## DESCRIPTION OF THE TASK
What is the number of lines containing the word "matplotlib"? Please answer with that number and nothing more.

## SOURCE DATA
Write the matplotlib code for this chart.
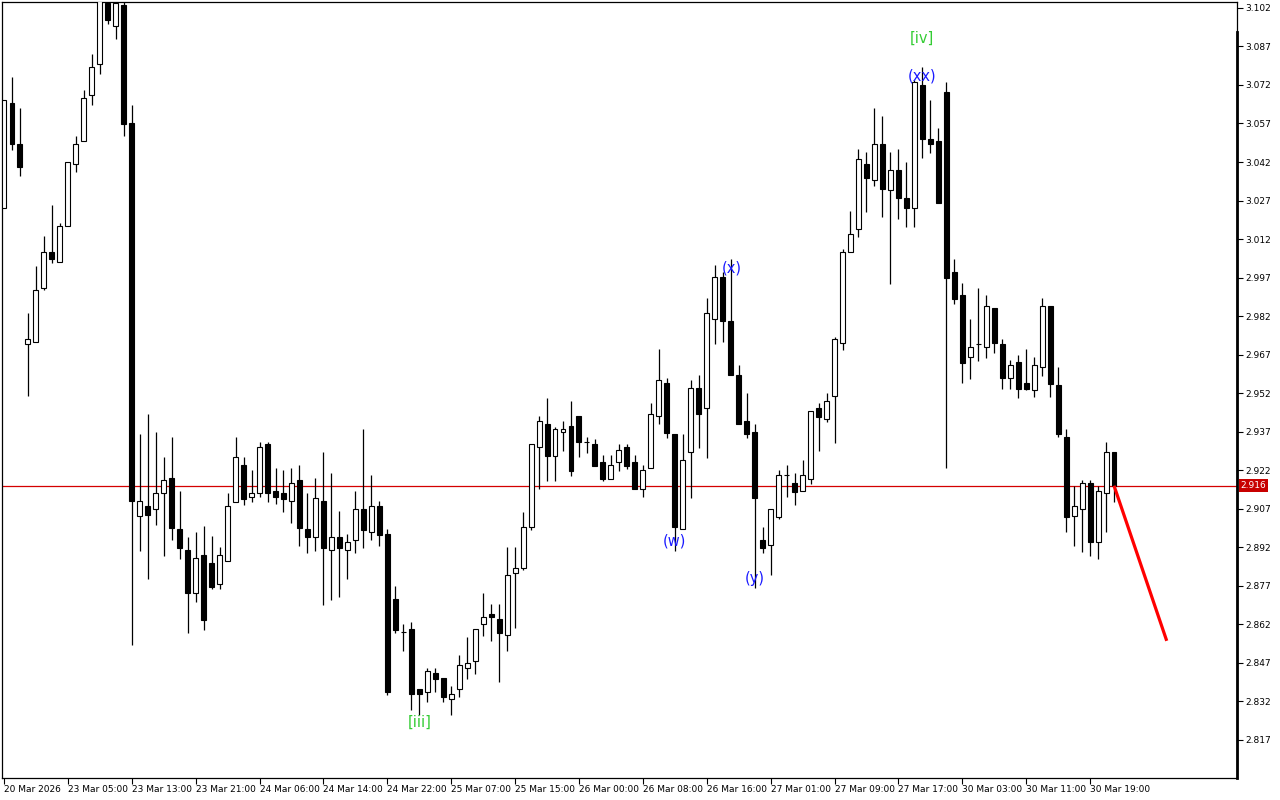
import matplotlib
matplotlib.use("Agg")
import matplotlib.pyplot as plt
import matplotlib.transforms as mtransforms
import numpy as np

opens = [3.0241,3.0650,3.0490,2.9712,2.9720,2.9930,3.0070,3.0031,3.0171,3.0413,
         3.0502,3.0681,3.0802,3.1040,3.0950,3.1032,3.0572,2.9042,2.9081,2.9070,
         2.9132,2.9190,2.8992,2.8910,2.8743,2.8890,2.8859,2.8778,2.8867,2.9097,
         2.9241,2.9116,2.9132,2.9323,2.9140,2.9132,2.9101,2.9182,2.8992,2.8961,
         2.9101,2.8910,2.8961,2.8910,2.8949,2.9070,2.8980,2.9081,2.8972,2.8719,
         2.8591,2.8602,2.8369,2.8357,2.8431,2.8412,2.8330,2.8369,2.8450,2.8478,
         2.8622,2.8661,2.8641,2.8579,2.8820,2.8840,2.9000,2.9311,2.9400,2.9276,
         2.9369,2.9393,2.9432,2.9330,2.9323,2.9253,2.9186,2.9253,2.9311,2.9253,
         2.9147,2.9229,2.9432,2.9560,2.9361,2.8992,2.9291,2.9541,2.9463,2.9809,
         2.9973,2.9801,2.9591,2.9412,2.9369,2.8949,2.8929,2.9038,2.9202,2.9171,
         2.9140,2.9186,2.9463,2.9420,2.9509,2.9716,3.0070,3.0160,3.0413,3.0350,
         3.0490,3.0311,3.0389,3.0280,3.0241,3.0720,3.0510,3.0502,3.0693,2.9992,
         2.9903,2.9661,2.9712,2.9700,2.9852,2.9712,2.9579,2.9642,2.9560,2.9533,
         2.9622,2.9860,2.9552,2.9350,2.9042,2.9070,2.9171,2.8941,2.9132,2.9291]

highs = [3.0662,3.0751,3.0631,2.9833,3.0016,3.0132,3.0253,3.0183,3.0420,3.0522,
         3.0701,3.0841,3.1060,3.1050,3.1060,3.1060,3.0642,2.9361,2.9439,2.9369,
         2.9272,2.9350,2.9140,2.8961,2.8980,2.9003,2.8964,2.8922,2.9132,2.9350,
         2.9272,2.9221,2.9330,2.9330,2.9229,2.9221,2.9229,2.9241,2.9132,2.9190,
         2.9291,2.9210,2.9062,2.8972,2.9140,2.9381,2.9202,2.9101,2.8992,2.8770,
         2.8622,2.8630,2.8369,2.8450,2.8450,2.8412,2.8380,2.8501,2.8571,2.8602,
         2.8743,2.8700,2.8700,2.8922,2.8922,2.9058,2.9323,2.9432,2.9502,2.9389,
         2.9412,2.9490,2.9432,2.9350,2.9342,2.9280,2.9280,2.9323,2.9323,2.9280,
         2.9241,2.9482,2.9692,2.9579,2.9361,2.9361,2.9572,2.9591,2.9891,3.0019,
         2.9990,3.0043,2.9630,2.9521,2.9400,2.8999,2.9070,2.9221,2.9241,2.9210,
         2.9260,2.9451,2.9482,2.9521,2.9739,3.0082,3.0230,3.0471,3.0459,3.0631,
         3.0599,3.0459,3.0471,3.0420,3.0740,3.0790,3.0662,3.0553,3.0732,3.0043,
         2.9949,2.9809,2.9930,2.9903,2.9852,2.9731,2.9650,2.9669,2.9692,2.9661,
         2.9891,2.9860,2.9622,2.9381,2.9159,2.9182,2.9182,2.9159,2.9330,2.9291]

lows = [3.0241,3.0467,3.0366,2.9509,2.9720,2.9922,3.0027,3.0031,3.0171,3.0381,
        3.0502,3.0642,3.0763,3.0958,3.0899,3.0522,2.8540,2.8906,2.8797,2.9007,
        2.8887,2.8949,2.8875,2.8587,2.8707,2.8598,2.8758,2.8758,2.8867,2.9097,
        2.9085,2.9097,2.9116,2.9097,2.9089,2.9058,2.9015,2.8925,2.8898,2.8906,
        2.8696,2.8715,2.8727,2.8797,2.8898,2.8918,2.8949,2.8925,2.8345,2.8587,
        2.8517,2.8287,2.8267,2.8318,2.8357,2.8318,2.8267,2.8338,2.8408,2.8427,
        2.8575,2.8556,2.8396,2.8517,2.8606,2.8832,2.8988,2.9147,2.9178,2.9178,
        2.9295,2.9198,2.9272,2.9287,2.9237,2.9178,2.9186,2.9217,2.9225,2.9147,
        2.9116,2.9229,2.9400,2.9346,2.8906,2.8992,2.9112,2.9307,2.9268,2.9712,
        2.9720,2.9591,2.9400,2.9346,2.8762,2.8898,2.8813,2.9031,2.9116,2.9085,
        2.9140,2.9167,2.9295,2.9408,2.9326,2.9688,3.0070,3.0128,3.0226,3.0327,
        3.0206,2.9945,3.0198,3.0167,3.0167,3.0436,3.0455,3.0261,2.9229,2.9868,
        2.9560,2.9576,2.9646,2.9657,2.9677,2.9537,2.9537,2.9502,2.9533,2.9506,
        2.9587,2.9506,2.9350,2.8980,2.8925,2.8902,2.8887,2.8875,2.8980,2.9097]

closes = [3.0662,3.0490,3.0401,2.9731,2.9922,3.0070,3.0043,3.0171,3.0420,3.0490,
          3.0670,3.0790,3.1045,3.0973,3.1039,3.0568,2.9101,2.9101,2.9046,2.9132,
          2.9182,2.8996,2.8918,2.8743,2.8879,2.8637,2.8766,2.8890,2.9081,2.9272,
          2.9108,2.9132,2.9311,2.9132,2.9116,2.9108,2.9171,2.8996,2.8961,2.9112,
          2.8918,2.8961,2.8918,2.8941,2.9070,2.8988,2.9081,2.8968,2.8357,2.8598,
          2.8591,2.8349,2.8349,2.8439,2.8408,2.8338,2.8349,2.8462,2.8470,2.8602,
          2.8649,2.8649,2.8587,2.8813,2.8840,2.9000,2.9323,2.9412,2.9276,2.9381,
          2.9381,2.9217,2.9330,2.9330,2.9237,2.9186,2.9241,2.9299,2.9237,2.9147,
          2.9221,2.9439,2.9572,2.9365,2.8999,2.9260,2.9541,2.9439,2.9833,2.9973,
          2.9801,2.9591,2.9400,2.9361,2.9112,2.8918,2.9070,2.9202,2.9202,2.9136,
          2.9202,2.9451,2.9428,2.9490,2.9731,3.0070,3.0140,3.0432,3.0358,3.0490,
          3.0315,3.0389,3.0280,3.0241,3.0732,3.0510,3.0490,3.0261,2.9969,2.9887,
          2.9638,2.9700,2.9712,2.9860,2.9716,2.9579,2.9630,2.9537,2.9537,2.9630,
          2.9860,2.9556,2.9361,2.9038,2.9081,2.9171,2.8941,2.9140,2.9291,2.9159]

time_labels = ["20 Mar 2026", "23 Mar 05:00", "23 Mar 13:00", "23 Mar 21:00",
               "24 Mar 06:00", "24 Mar 14:00", "24 Mar 22:00", "25 Mar 07:00",
               "25 Mar 15:00", "26 Mar 00:00", "26 Mar 08:00", "26 Mar 16:00",
               "27 Mar 01:00", "27 Mar 09:00", "27 Mar 17:00", "30 Mar 03:00",
               "30 Mar 11:00", "30 Mar 19:00"]
time_label_bars = list(range(0, 137, 8))

price_ticks = [3.102, 3.087, 3.072, 3.057, 3.042, 3.027, 3.012, 2.997, 2.982,
               2.967, 2.952, 2.937, 2.922, 2.907, 2.892, 2.877, 2.862, 2.847,
               2.832, 2.817]
current_price = 2.916

wave_labels = ["[iii]", "(w)", "(x)", "(y)", "(xx)", "[iv]"]
wave_bars = [52.0, 84.0, 91.1, 94.0, 115.0, 115.0]
wave_prices = [2.8240, 2.8945, 3.0008, 2.8797, 3.0755, 3.0903]
wave_colors = ["#33cc33", "#1a1aff", "#1a1aff", "#1a1aff", "#1a1aff", "#33cc33"]

arrow_bars = [139, 145.6]
arrow_prices = [2.916, 2.8556]

fig = plt.figure(figsize=(12.8, 8), dpi=100)
ax = fig.add_axes([2/1280, 22/800, 1235/1280, 776/800])

x = np.arange(len(opens))
o = np.array(opens); h = np.array(highs); l = np.array(lows); c = np.array(closes)

ax.vlines(x, l, h, color="black", linewidth=0.9, zorder=2)
bottoms = np.minimum(o, c)
heights = np.abs(c - o)
faces = ["white" if cc >= oo else "black" for oo, cc in zip(o, c)]
ax.bar(x, heights, bottom=bottoms, width=0.62, color=faces, edgecolor="black",
       linewidth=0.8, zorder=3)

ax.axhline(current_price, color="#d40000", linewidth=0.9, zorder=1)

ax.plot(arrow_bars, arrow_prices, color="#ff0000", linewidth=2.3, zorder=4,
        solid_capstyle="butt")

for lab, b, p, col in zip(wave_labels, wave_bars, wave_prices, wave_colors):
    ax.text(b, p, lab, color=col, fontsize=10.5, ha="center", va="center", zorder=5)

ax.set_xlim(-0.25, 154.4)
ax.set_ylim(2.8022, 3.1043)

ax.yaxis.tick_right()
ax.set_yticks(price_ticks)
ax.set_yticklabels([f"{v:.3f}" for v in price_ticks])
ax.tick_params(axis="y", direction="out", length=4, width=0.8, labelsize=6.5, pad=2)

ax.set_xticks(time_label_bars)
ax.set_xticklabels(time_labels, ha="left")
ax.tick_params(axis="x", direction="out", length=4, width=0.8, labelsize=6.5, pad=1)

for s in ax.spines.values():
    s.set_linewidth(0.9)
    s.set_color("black")

ax.plot([1, 1], [0, (778 - 32) / 776], transform=ax.transAxes, color="black",
        linewidth=2.0, clip_on=False, zorder=6)

trans = mtransforms.blended_transform_factory(ax.transAxes, ax.transData)
ax.text(1.003, current_price, f"{current_price:.3f}", transform=trans,
        color="white", fontsize=6.5, ha="left", va="center", zorder=7,
        bbox=dict(boxstyle="square,pad=0.2", fc="#c80000", ec="none"))

fig.savefig("out.png", dpi=100)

## EXERCISE ANSWER
5